◆ **SHORT PROBLEM**:
Report how many lines contain the word "matplotlib"; answer with the number only.

◆ **SUPPLIED MATERIAL**:
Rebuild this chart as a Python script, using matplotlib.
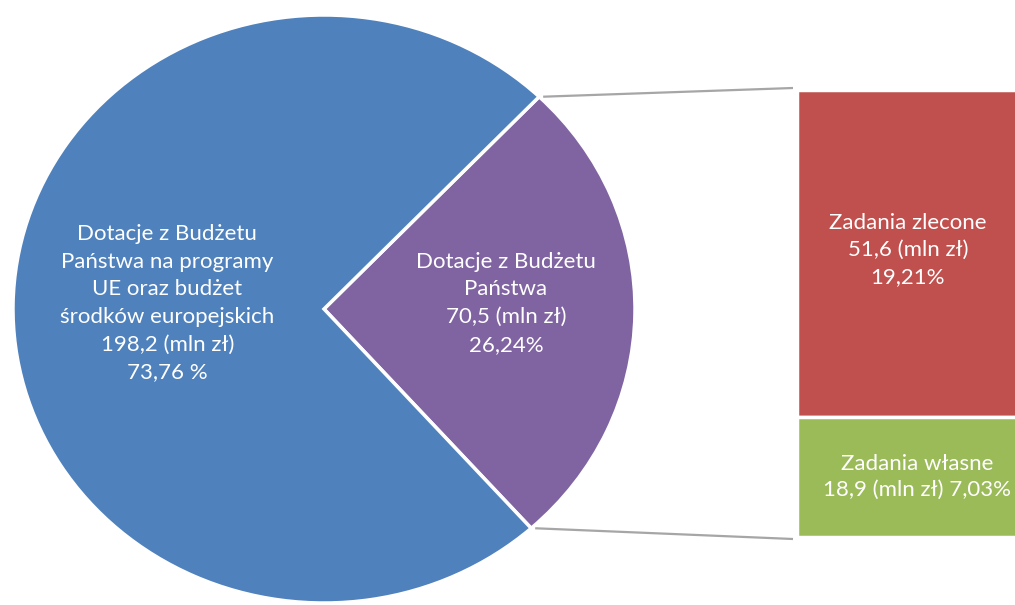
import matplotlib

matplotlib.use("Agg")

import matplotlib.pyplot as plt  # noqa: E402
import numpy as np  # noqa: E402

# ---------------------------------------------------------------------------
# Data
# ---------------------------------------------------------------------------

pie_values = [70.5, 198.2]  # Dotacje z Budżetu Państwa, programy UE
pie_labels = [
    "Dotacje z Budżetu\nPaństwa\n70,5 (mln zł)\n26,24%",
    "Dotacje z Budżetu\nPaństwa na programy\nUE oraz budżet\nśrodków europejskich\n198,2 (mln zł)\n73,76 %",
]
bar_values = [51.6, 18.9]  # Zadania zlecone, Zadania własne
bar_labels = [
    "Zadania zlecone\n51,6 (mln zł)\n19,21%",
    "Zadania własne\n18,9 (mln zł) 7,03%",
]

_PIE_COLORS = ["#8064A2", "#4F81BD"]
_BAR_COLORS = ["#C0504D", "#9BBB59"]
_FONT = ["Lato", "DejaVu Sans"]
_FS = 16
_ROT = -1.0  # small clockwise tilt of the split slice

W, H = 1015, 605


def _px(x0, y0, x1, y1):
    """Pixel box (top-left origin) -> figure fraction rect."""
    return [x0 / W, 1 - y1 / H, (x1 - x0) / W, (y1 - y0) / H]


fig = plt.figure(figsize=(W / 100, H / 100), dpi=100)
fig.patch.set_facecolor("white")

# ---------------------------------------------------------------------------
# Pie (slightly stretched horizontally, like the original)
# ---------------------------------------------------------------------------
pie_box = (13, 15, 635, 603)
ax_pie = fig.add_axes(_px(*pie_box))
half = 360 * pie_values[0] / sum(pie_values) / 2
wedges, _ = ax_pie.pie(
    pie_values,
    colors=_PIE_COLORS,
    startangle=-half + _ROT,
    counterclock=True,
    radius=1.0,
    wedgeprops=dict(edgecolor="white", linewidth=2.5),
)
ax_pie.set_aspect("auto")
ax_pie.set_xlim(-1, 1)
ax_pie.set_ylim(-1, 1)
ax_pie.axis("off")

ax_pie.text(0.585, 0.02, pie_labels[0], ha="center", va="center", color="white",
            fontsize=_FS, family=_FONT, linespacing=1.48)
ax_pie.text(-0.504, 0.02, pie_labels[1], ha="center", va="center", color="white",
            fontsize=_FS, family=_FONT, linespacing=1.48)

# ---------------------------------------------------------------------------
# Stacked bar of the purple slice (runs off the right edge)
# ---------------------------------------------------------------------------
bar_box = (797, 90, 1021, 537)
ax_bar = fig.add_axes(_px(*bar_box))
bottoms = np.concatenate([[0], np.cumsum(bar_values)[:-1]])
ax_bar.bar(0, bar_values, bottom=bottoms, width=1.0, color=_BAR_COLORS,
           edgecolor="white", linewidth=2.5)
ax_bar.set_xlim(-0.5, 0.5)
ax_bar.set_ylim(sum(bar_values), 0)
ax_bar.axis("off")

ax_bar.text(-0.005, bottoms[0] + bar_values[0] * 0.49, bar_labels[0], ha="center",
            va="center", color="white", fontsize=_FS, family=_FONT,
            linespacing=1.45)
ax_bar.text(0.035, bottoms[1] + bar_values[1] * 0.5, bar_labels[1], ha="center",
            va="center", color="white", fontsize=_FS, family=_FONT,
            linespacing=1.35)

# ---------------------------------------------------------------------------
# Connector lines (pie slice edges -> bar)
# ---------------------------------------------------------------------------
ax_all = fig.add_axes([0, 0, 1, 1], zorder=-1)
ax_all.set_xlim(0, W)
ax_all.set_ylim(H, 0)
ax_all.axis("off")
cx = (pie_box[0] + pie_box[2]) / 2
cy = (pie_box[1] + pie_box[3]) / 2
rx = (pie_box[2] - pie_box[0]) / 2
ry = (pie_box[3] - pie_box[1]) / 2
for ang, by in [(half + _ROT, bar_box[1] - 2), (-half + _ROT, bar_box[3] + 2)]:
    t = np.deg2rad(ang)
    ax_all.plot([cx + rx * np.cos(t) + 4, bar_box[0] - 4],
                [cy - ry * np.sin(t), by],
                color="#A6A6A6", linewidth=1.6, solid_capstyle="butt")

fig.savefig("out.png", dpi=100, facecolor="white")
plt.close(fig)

--

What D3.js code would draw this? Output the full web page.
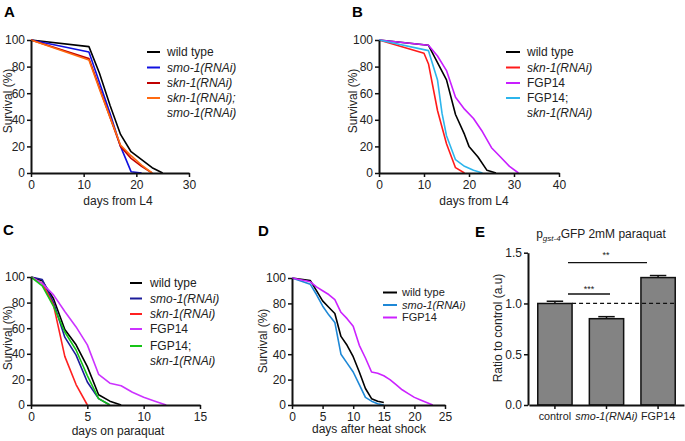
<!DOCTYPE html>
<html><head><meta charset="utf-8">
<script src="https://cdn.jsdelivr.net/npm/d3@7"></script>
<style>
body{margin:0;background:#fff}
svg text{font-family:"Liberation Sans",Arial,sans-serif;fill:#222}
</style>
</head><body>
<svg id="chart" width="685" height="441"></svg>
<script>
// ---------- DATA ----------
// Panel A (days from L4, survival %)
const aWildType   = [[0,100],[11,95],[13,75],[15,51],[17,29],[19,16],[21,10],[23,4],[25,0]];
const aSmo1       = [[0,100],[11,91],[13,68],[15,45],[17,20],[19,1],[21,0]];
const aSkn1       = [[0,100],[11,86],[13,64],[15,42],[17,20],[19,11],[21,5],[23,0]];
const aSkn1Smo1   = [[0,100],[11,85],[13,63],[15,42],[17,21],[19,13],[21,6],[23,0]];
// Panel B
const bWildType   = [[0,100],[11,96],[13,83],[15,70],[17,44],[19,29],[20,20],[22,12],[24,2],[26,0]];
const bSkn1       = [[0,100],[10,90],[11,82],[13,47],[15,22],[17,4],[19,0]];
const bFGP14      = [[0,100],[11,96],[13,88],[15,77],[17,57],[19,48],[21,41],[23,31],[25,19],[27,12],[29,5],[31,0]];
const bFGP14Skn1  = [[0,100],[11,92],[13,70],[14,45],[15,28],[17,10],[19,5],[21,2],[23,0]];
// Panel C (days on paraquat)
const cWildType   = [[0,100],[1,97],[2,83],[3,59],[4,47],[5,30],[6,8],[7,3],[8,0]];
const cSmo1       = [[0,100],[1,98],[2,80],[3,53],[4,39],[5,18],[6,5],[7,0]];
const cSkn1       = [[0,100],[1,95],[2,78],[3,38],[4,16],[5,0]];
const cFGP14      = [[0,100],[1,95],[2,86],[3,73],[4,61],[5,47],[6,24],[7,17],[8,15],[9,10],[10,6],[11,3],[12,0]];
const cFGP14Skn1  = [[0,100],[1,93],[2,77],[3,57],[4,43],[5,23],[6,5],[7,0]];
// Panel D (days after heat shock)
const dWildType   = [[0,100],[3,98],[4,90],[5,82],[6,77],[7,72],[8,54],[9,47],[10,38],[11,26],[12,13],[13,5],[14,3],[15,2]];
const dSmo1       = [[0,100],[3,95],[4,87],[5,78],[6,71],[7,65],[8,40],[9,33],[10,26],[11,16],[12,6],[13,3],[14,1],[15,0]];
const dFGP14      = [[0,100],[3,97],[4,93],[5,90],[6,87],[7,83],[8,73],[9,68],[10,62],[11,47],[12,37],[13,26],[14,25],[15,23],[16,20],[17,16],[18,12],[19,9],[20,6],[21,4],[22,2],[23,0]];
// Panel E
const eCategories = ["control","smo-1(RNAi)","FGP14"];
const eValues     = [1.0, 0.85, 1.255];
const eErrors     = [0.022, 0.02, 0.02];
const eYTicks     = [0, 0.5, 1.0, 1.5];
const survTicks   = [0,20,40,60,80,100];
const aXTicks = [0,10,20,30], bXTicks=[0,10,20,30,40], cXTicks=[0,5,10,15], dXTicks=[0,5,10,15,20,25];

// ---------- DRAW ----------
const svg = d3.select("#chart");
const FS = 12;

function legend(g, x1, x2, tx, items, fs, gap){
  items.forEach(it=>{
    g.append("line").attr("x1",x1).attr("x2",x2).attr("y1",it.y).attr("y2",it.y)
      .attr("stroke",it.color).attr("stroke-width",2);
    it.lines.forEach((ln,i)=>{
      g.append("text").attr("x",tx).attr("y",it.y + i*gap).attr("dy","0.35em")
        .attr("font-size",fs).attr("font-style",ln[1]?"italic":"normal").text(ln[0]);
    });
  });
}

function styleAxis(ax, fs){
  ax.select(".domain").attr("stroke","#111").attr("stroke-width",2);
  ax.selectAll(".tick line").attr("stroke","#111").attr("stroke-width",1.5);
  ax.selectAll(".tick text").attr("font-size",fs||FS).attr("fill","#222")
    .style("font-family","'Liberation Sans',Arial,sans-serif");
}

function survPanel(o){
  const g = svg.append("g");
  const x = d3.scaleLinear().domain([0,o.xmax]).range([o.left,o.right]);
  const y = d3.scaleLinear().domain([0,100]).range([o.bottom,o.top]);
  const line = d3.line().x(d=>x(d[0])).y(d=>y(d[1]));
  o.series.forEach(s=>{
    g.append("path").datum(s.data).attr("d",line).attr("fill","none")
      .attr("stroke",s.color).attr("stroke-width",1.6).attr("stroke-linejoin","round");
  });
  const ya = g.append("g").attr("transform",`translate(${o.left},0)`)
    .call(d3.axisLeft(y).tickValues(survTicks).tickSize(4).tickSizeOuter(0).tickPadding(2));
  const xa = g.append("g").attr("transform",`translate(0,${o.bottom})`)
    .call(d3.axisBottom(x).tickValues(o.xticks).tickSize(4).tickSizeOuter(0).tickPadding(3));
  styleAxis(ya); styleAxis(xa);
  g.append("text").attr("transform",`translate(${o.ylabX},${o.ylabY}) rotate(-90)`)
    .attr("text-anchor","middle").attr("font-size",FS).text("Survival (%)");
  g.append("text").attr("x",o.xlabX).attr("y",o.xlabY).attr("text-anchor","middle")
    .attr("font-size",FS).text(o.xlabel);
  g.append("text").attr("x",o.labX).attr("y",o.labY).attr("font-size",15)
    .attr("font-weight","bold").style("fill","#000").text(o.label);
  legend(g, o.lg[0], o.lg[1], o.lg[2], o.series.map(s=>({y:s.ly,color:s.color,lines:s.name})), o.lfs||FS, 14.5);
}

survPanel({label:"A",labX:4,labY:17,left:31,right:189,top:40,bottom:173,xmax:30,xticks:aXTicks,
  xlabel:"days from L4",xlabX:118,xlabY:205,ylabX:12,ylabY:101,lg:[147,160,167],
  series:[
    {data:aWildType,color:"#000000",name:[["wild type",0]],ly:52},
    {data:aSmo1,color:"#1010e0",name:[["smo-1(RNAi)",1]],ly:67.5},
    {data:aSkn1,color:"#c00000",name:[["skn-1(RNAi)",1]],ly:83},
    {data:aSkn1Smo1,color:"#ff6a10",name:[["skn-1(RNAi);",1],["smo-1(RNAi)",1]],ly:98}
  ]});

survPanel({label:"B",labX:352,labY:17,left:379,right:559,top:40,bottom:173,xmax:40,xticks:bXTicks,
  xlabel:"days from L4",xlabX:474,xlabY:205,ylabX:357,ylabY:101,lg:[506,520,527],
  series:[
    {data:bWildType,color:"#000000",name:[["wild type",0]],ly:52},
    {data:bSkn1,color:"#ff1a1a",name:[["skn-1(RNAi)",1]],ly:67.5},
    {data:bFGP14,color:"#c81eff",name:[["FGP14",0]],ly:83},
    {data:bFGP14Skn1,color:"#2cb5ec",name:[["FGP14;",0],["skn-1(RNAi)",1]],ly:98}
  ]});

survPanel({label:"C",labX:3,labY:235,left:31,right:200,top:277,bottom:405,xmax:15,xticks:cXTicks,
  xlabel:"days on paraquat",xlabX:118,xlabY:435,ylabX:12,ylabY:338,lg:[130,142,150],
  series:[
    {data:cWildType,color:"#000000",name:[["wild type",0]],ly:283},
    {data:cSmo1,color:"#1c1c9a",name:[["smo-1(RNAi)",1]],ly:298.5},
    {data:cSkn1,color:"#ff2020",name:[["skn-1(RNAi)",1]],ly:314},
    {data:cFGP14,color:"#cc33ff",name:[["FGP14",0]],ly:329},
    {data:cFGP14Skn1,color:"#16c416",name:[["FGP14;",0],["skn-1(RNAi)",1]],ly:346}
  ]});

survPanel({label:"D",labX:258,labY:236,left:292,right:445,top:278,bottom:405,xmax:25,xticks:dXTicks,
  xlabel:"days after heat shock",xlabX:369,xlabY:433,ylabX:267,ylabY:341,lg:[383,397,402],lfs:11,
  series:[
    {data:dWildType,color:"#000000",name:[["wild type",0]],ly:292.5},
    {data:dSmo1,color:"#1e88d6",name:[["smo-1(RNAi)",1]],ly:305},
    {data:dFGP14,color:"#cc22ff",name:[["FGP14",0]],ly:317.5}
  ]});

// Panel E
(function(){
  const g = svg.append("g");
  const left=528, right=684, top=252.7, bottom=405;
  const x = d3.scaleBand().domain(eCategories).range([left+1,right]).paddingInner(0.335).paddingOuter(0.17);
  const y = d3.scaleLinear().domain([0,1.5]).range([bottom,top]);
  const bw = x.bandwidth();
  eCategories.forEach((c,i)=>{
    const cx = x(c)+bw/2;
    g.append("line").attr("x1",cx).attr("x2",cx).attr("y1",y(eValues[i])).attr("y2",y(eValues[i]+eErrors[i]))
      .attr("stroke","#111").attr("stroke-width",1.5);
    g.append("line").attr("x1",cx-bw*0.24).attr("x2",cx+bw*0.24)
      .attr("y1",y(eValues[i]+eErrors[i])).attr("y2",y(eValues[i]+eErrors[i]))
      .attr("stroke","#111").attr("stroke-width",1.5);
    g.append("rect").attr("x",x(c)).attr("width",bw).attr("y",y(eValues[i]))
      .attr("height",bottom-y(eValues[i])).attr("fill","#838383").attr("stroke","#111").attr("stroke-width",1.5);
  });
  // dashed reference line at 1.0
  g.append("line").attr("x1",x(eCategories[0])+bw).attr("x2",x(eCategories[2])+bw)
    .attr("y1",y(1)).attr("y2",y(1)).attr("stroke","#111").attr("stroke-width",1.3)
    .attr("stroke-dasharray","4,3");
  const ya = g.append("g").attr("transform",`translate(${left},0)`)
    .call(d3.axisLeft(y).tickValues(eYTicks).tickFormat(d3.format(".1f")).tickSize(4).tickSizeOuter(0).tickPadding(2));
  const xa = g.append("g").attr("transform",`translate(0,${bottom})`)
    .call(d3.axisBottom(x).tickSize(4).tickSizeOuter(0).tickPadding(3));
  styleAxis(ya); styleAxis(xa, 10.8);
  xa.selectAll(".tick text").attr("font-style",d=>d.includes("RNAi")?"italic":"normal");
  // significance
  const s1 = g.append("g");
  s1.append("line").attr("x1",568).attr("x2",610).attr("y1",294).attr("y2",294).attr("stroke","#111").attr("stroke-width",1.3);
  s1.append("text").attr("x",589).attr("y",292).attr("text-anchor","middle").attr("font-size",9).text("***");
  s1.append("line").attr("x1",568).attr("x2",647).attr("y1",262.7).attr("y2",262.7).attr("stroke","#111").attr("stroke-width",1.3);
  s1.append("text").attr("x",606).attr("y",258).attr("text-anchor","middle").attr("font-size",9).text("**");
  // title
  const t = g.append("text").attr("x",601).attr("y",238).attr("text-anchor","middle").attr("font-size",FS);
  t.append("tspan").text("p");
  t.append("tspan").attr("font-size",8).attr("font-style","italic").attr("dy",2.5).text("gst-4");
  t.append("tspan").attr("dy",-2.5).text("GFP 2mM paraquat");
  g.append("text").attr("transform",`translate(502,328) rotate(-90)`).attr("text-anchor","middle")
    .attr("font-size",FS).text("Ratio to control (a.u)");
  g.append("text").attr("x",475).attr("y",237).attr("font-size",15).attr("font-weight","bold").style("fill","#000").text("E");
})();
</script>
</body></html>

...

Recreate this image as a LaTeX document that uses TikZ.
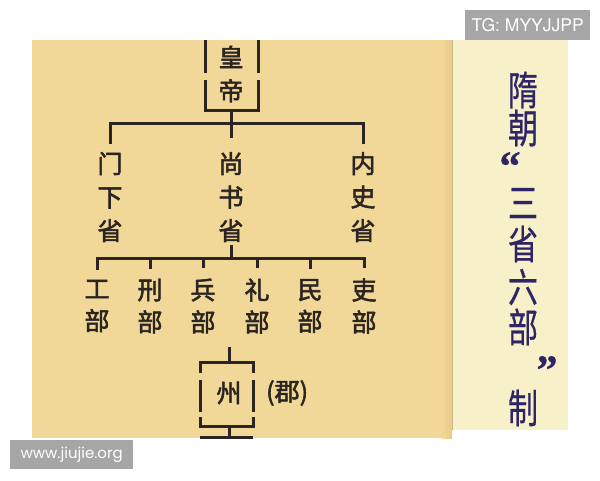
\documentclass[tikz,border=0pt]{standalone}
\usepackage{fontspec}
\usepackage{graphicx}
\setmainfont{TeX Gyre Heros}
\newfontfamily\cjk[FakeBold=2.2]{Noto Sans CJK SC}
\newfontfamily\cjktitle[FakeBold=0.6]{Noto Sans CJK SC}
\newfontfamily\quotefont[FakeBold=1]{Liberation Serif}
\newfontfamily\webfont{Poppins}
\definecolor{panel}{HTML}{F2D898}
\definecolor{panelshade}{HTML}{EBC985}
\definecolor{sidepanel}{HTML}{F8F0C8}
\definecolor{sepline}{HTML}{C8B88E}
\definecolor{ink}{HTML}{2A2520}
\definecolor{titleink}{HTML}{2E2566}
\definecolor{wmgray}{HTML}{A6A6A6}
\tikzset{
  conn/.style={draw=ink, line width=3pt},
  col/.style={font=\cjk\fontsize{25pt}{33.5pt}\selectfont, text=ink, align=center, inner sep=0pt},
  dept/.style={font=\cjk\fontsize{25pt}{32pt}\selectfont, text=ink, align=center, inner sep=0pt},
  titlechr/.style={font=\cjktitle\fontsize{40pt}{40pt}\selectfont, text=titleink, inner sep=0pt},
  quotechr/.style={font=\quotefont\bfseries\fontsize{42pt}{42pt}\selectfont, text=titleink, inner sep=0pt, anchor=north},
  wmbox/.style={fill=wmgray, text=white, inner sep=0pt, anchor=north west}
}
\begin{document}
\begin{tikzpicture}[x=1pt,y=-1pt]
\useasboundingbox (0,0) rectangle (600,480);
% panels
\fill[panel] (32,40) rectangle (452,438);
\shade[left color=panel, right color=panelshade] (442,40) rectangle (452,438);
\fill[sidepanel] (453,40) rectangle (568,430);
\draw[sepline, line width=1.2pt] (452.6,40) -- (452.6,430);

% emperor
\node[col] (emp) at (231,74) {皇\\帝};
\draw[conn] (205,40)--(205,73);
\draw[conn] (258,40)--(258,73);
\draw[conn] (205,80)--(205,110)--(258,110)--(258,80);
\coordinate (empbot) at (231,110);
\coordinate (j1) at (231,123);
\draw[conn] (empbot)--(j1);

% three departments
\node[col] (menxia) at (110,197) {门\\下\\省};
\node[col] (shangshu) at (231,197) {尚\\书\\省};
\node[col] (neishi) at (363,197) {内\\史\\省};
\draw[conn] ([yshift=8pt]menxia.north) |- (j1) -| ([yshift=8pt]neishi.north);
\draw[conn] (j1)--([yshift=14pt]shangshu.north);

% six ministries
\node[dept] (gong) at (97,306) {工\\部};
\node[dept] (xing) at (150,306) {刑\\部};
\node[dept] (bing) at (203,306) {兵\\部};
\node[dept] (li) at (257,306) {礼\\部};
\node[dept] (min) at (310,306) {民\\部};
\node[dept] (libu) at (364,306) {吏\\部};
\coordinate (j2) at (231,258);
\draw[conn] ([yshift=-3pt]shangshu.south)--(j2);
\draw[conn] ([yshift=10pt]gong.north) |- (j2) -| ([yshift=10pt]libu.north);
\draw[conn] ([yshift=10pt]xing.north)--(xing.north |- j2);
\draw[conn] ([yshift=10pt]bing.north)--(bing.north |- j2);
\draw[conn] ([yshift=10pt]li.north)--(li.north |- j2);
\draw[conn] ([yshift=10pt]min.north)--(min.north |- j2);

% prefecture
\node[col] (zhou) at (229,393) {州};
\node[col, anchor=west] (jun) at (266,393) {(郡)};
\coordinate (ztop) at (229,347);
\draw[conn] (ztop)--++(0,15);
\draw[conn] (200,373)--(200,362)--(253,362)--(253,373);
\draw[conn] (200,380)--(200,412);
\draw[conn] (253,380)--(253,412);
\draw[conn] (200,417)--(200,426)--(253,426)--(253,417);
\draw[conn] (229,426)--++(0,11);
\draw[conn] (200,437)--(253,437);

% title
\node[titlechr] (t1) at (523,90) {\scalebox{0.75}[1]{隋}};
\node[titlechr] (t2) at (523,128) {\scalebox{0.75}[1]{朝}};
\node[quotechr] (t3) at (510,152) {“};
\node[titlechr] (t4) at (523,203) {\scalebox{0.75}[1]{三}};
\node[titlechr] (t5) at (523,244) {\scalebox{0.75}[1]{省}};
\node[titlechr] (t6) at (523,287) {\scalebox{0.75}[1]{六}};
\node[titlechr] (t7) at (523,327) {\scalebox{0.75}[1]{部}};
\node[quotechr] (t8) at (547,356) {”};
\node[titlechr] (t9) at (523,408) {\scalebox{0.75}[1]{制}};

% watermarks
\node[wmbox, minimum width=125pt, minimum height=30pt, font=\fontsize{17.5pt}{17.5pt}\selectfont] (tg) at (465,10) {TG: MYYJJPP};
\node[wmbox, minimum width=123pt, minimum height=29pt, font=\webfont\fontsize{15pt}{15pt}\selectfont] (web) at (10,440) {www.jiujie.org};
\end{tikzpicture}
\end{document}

◆ **OUTPUT BELOW**:
4